Anyways, regular cleaning and just being smart with what snacks you give them, is really all you need. Cheerios are great, they vacuum right up. Same with basically any cracker. Chicken nuggets and grape juice, however. That’s a bad idea. Just stay away from sticky/stainy/smelly things, and your golden Pony-Boy.
I promise. I’ve been hauling my kids in my truck for 12 years now. It’s fine.
Dad is still mad at me for barfing all over the back seat of his brand spanking new 1977 Olds Cutlass Supreme Coupe, triple black. Sorry, I was 9 months old on a road trip to Williamsburg.
You can keep a car clean with kids, it requires some work and planning.
LOL! My grandfather always held a slight grudge against me for getting chocolate ice cream all over his green on green ’78 Olds 98 company car, when I was not yet 2 years old.
When my mom found out about it, instead of apologizing like my grandfather was expecting, she shouted, “What the hell are you giving a 1-year old a chocolate ice cream cone in your car for!?! You weren’t even supposed to be giving him sugar! Serves you right!”
Haha. It’s ok new dad we all go through this. What are those five stages of grief again? It starts with denial and ends with a clapped out but still awesome vomit and shit coated mad max ride.
this
The other day I was showing the wife all the progress I had made on our old wagon, the one that toted our kids home from the hospital and got them through the first few years.
Her first nostalgic comment while riding in the back seat: “Do you even remember how many diaper blowouts happened back here?”

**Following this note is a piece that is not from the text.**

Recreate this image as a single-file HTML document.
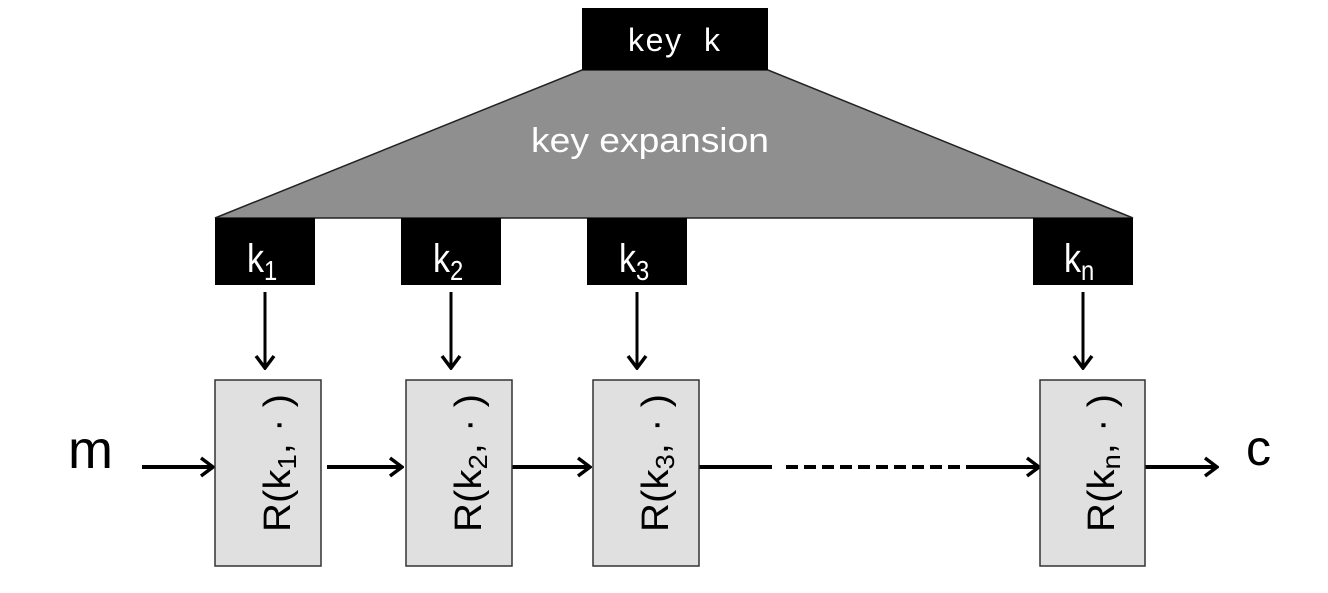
<!DOCTYPE html>
<html><head><style>body{margin:0;background:#fff}</style></head><body>
<svg width="1328" height="588" xmlns="http://www.w3.org/2000/svg" font-family="Liberation Sans, Arial, sans-serif">
<defs><marker id="a" markerWidth="16" markerHeight="22" refX="14" refY="11" orient="auto" markerUnits="userSpaceOnUse"><path d="M2,2 L14,11 L2,20" fill="none" stroke="#000" stroke-width="3.5"/></marker></defs>
<polygon points="582,70 768,70 1133,218 215,218" fill="#8f8f8f" stroke="#222" stroke-width="1.5"/>
<rect x="582" y="8" width="186" height="62" fill="#000"/>
<text x="628" y="51" fill="#fff" font-size="32" textLength="92" lengthAdjust="spacing">key&#160;&#160;k</text>
<text x="650" y="152" fill="#fff" font-size="34" text-anchor="middle" textLength="238" lengthAdjust="spacingAndGlyphs">key expansion</text>
<g fill="#000"><rect x="215" y="218" width="100" height="67"/><rect x="401" y="218" width="100" height="67"/><rect x="587" y="218" width="100" height="67"/><rect x="1033" y="218" width="100" height="67"/></g>
<g fill="#fff" font-size="40">
<text transform="translate(247,272) scale(0.85,1)">k<tspan font-size="28" dy="8">1</tspan></text>
<text transform="translate(433,272) scale(0.85,1)">k<tspan font-size="28" dy="8">2</tspan></text>
<text transform="translate(619,272) scale(0.85,1)">k<tspan font-size="28" dy="8">3</tspan></text>
<text transform="translate(1064,272) scale(0.85,1)">k<tspan font-size="28" dy="8">n</tspan></text>
</g>
<g stroke="#000" stroke-width="3" marker-end="url(#a)">
<line x1="265" y1="292" x2="265" y2="368"/><line x1="451" y1="292" x2="451" y2="368"/><line x1="637" y1="292" x2="637" y2="368"/><line x1="1083" y1="292" x2="1083" y2="368"/>
<line x1="142" y1="467" x2="213" y2="467" stroke-width="4"/>
<line x1="327" y1="467" x2="402" y2="467" stroke-width="4"/>
<line x1="512" y1="467" x2="590" y2="467" stroke-width="4"/>
<line x1="972" y1="467" x2="1039" y2="467" stroke-width="4"/>
<line x1="1145" y1="467" x2="1217" y2="467" stroke-width="4"/>
</g>
<line x1="699" y1="467" x2="772" y2="467" stroke="#000" stroke-width="4"/>
<line x1="786" y1="467" x2="972" y2="467" stroke="#000" stroke-width="4" stroke-dasharray="12,6"/>
<g fill="#e0e0e0" stroke="#333" stroke-width="1.5">
<rect x="215" y="380" width="106" height="186"/><rect x="406" y="380" width="106" height="186"/><rect x="593" y="380" width="106" height="186"/><rect x="1040" y="380" width="105" height="186"/>
</g>
<g font-size="38" fill="#000">
<text transform="translate(290,532) rotate(-90)" textLength="138" lengthAdjust="spacingAndGlyphs">R(k<tspan font-size="26" dy="6">1</tspan><tspan dy="-6">, · )</tspan></text>
<text transform="translate(481,532) rotate(-90)" textLength="138" lengthAdjust="spacingAndGlyphs">R(k<tspan font-size="26" dy="6">2</tspan><tspan dy="-6">, · )</tspan></text>
<text transform="translate(668,532) rotate(-90)" textLength="138" lengthAdjust="spacingAndGlyphs">R(k<tspan font-size="26" dy="6">3</tspan><tspan dy="-6">, · )</tspan></text>
<text transform="translate(1114,532) rotate(-90)" textLength="138" lengthAdjust="spacingAndGlyphs">R(k<tspan font-size="26" dy="6">n</tspan><tspan dy="-6">, · )</tspan></text>
</g>
<text x="68" y="468" font-size="54">m</text>
<text x="1246" y="465" font-size="50">c</text>
</svg>
</body></html>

I remember mentioning to my Mother that I had arrived a few kids in. I gained the ability to clean up unmentionable body fluids with my left hand while eating a chocolate chip cookie with the right, completely unperturbed by the dissonance.
I sent my last family truckster to the crusher solely because the interior was so completely and utterly wrecked. Kids get bored in the car and do terrible, terrible things.
One hint, for older kids, is to order a box of hospital grade barf bags from Amazon and keep a few in every car. (Order in quantity and give some to your friends and family. Someone WILL thank you for it eventually.)
These aren’t the flimsy paper bags like in an airplane – they have a huge plastic opening ring that you can stuff your face in and hurl.